** Stated goal **
Quote every line of the material beneath this one.
------------------------------------------------------------
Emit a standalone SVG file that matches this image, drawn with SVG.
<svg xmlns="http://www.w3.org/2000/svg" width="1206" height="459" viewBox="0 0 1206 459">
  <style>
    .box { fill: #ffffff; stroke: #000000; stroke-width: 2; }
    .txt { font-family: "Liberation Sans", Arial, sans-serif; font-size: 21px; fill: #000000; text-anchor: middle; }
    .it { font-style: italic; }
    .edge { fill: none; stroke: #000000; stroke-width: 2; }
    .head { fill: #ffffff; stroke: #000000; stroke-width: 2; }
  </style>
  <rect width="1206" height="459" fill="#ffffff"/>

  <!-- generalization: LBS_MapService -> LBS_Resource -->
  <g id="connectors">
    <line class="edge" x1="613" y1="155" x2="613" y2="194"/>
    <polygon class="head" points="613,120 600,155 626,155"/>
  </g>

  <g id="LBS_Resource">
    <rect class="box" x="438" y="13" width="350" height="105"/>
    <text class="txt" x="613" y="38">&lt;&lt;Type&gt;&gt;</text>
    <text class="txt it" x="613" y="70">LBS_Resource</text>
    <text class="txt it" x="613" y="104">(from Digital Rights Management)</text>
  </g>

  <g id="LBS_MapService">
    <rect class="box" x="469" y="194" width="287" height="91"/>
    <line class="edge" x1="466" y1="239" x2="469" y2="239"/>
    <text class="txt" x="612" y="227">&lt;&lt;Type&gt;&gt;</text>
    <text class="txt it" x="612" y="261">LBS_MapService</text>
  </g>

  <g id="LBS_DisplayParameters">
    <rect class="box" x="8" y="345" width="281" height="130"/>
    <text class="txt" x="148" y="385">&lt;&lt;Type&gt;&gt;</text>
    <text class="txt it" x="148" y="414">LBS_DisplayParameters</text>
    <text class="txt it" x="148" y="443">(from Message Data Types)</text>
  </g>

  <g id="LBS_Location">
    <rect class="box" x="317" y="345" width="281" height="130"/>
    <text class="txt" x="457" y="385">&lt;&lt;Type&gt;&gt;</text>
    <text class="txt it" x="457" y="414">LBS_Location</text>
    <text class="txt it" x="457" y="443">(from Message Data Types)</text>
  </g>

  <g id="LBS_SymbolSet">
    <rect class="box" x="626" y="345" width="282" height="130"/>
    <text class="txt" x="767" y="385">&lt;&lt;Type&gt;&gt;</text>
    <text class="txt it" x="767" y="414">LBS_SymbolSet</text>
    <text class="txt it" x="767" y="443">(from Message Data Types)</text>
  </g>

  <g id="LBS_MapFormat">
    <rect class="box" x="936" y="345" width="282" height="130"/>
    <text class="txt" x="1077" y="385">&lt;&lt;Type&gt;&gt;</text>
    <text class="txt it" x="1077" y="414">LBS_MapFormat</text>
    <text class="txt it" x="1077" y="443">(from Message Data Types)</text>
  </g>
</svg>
------------------------------------------------------------
** Output for this exercise **
Emit a standalone SVG file that matches this image, drawn with SVG.
<svg xmlns="http://www.w3.org/2000/svg" width="1206" height="459" viewBox="0 0 1206 459">
  <style>
    .box { fill: #ffffff; stroke: #000000; stroke-width: 2; }
    .txt { font-family: "Liberation Sans", Arial, sans-serif; font-size: 21px; fill: #000000; text-anchor: middle; }
    .it { font-style: italic; }
    .edge { fill: none; stroke: #000000; stroke-width: 2; }
    .head { fill: #ffffff; stroke: #000000; stroke-width: 2; }
  </style>
  <rect width="1206" height="459" fill="#ffffff"/>

  <!-- generalization: LBS_MapService -> LBS_Resource -->
  <g id="connectors">
    <line class="edge" x1="613" y1="155" x2="613" y2="194"/>
    <polygon class="head" points="613,120 600,155 626,155"/>
  </g>

  <g id="LBS_Resource">
    <rect class="box" x="438" y="13" width="350" height="105"/>
    <text class="txt" x="613" y="38">&lt;&lt;Type&gt;&gt;</text>
    <text class="txt it" x="613" y="70">LBS_Resource</text>
    <text class="txt it" x="613" y="104">(from Digital Rights Management)</text>
  </g>

  <g id="LBS_MapService">
    <rect class="box" x="469" y="194" width="287" height="91"/>
    <line class="edge" x1="466" y1="239" x2="469" y2="239"/>
    <text class="txt" x="612" y="227">&lt;&lt;Type&gt;&gt;</text>
    <text class="txt it" x="612" y="261">LBS_MapService</text>
  </g>

  <g id="LBS_DisplayParameters">
    <rect class="box" x="8" y="345" width="281" height="130"/>
    <text class="txt" x="148" y="385">&lt;&lt;Type&gt;&gt;</text>
    <text class="txt it" x="148" y="414">LBS_DisplayParameters</text>
    <text class="txt it" x="148" y="443">(from Message Data Types)</text>
  </g>

  <g id="LBS_Location">
    <rect class="box" x="317" y="345" width="281" height="130"/>
    <text class="txt" x="457" y="385">&lt;&lt;Type&gt;&gt;</text>
    <text class="txt it" x="457" y="414">LBS_Location</text>
    <text class="txt it" x="457" y="443">(from Message Data Types)</text>
  </g>

  <g id="LBS_SymbolSet">
    <rect class="box" x="626" y="345" width="282" height="130"/>
    <text class="txt" x="767" y="385">&lt;&lt;Type&gt;&gt;</text>
    <text class="txt it" x="767" y="414">LBS_SymbolSet</text>
    <text class="txt it" x="767" y="443">(from Message Data Types)</text>
  </g>

  <g id="LBS_MapFormat">
    <rect class="box" x="936" y="345" width="282" height="130"/>
    <text class="txt" x="1077" y="385">&lt;&lt;Type&gt;&gt;</text>
    <text class="txt it" x="1077" y="414">LBS_MapFormat</text>
    <text class="txt it" x="1077" y="443">(from Message Data Types)</text>
  </g>
</svg>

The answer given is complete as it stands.